▶ **DIRECTION**
Restate the entire listing word for word.
━━━━━ PROVIDED MATERIAL
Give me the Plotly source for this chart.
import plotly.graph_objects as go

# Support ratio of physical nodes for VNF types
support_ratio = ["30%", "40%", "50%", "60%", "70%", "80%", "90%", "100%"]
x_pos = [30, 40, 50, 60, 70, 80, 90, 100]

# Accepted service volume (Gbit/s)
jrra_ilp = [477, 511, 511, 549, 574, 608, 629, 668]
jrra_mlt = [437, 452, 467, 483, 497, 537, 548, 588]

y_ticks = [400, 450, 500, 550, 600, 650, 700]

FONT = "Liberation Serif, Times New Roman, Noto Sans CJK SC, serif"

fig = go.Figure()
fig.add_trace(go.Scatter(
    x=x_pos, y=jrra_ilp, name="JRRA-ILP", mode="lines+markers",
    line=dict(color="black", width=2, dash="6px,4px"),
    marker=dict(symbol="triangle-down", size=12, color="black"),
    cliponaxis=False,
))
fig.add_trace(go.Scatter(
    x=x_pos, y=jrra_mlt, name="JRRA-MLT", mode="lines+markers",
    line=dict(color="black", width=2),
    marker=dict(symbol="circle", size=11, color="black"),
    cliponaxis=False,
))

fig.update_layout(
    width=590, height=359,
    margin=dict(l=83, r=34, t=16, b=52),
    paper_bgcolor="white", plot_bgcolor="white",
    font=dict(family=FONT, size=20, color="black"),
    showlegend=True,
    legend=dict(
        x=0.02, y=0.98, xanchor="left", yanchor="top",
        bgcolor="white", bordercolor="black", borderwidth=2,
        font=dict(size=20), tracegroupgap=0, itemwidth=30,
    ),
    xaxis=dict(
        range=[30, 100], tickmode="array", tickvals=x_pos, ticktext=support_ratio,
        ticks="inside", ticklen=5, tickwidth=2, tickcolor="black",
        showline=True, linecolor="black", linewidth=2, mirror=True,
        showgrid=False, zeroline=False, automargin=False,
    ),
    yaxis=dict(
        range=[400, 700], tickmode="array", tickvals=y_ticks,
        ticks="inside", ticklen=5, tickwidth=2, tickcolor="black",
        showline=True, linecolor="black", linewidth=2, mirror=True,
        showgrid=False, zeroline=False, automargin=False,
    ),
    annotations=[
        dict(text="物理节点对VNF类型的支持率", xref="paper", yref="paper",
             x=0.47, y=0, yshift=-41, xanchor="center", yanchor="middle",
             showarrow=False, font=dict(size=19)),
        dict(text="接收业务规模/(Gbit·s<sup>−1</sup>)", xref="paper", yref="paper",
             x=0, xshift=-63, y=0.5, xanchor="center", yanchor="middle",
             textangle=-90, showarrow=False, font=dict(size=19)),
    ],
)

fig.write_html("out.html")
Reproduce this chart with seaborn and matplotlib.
━━━━━━━━━━
▶ **RESPONSE**
Give me the Plotly source for this chart.
import plotly.graph_objects as go

# Support ratio of physical nodes for VNF types
support_ratio = ["30%", "40%", "50%", "60%", "70%", "80%", "90%", "100%"]
x_pos = [30, 40, 50, 60, 70, 80, 90, 100]

# Accepted service volume (Gbit/s)
jrra_ilp = [477, 511, 511, 549, 574, 608, 629, 668]
jrra_mlt = [437, 452, 467, 483, 497, 537, 548, 588]

y_ticks = [400, 450, 500, 550, 600, 650, 700]

FONT = "Liberation Serif, Times New Roman, Noto Sans CJK SC, serif"

fig = go.Figure()
fig.add_trace(go.Scatter(
    x=x_pos, y=jrra_ilp, name="JRRA-ILP", mode="lines+markers",
    line=dict(color="black", width=2, dash="6px,4px"),
    marker=dict(symbol="triangle-down", size=12, color="black"),
    cliponaxis=False,
))
fig.add_trace(go.Scatter(
    x=x_pos, y=jrra_mlt, name="JRRA-MLT", mode="lines+markers",
    line=dict(color="black", width=2),
    marker=dict(symbol="circle", size=11, color="black"),
    cliponaxis=False,
))

fig.update_layout(
    width=590, height=359,
    margin=dict(l=83, r=34, t=16, b=52),
    paper_bgcolor="white", plot_bgcolor="white",
    font=dict(family=FONT, size=20, color="black"),
    showlegend=True,
    legend=dict(
        x=0.02, y=0.98, xanchor="left", yanchor="top",
        bgcolor="white", bordercolor="black", borderwidth=2,
        font=dict(size=20), tracegroupgap=0, itemwidth=30,
    ),
    xaxis=dict(
        range=[30, 100], tickmode="array", tickvals=x_pos, ticktext=support_ratio,
        ticks="inside", ticklen=5, tickwidth=2, tickcolor="black",
        showline=True, linecolor="black", linewidth=2, mirror=True,
        showgrid=False, zeroline=False, automargin=False,
    ),
    yaxis=dict(
        range=[400, 700], tickmode="array", tickvals=y_ticks,
        ticks="inside", ticklen=5, tickwidth=2, tickcolor="black",
        showline=True, linecolor="black", linewidth=2, mirror=True,
        showgrid=False, zeroline=False, automargin=False,
    ),
    annotations=[
        dict(text="物理节点对VNF类型的支持率", xref="paper", yref="paper",
             x=0.47, y=0, yshift=-41, xanchor="center", yanchor="middle",
             showarrow=False, font=dict(size=19)),
        dict(text="接收业务规模/(Gbit·s<sup>−1</sup>)", xref="paper", yref="paper",
             x=0, xshift=-63, y=0.5, xanchor="center", yanchor="middle",
             textangle=-90, showarrow=False, font=dict(size=19)),
    ],
)

fig.write_html("out.html")
Reproduce this chart with seaborn and matplotlib.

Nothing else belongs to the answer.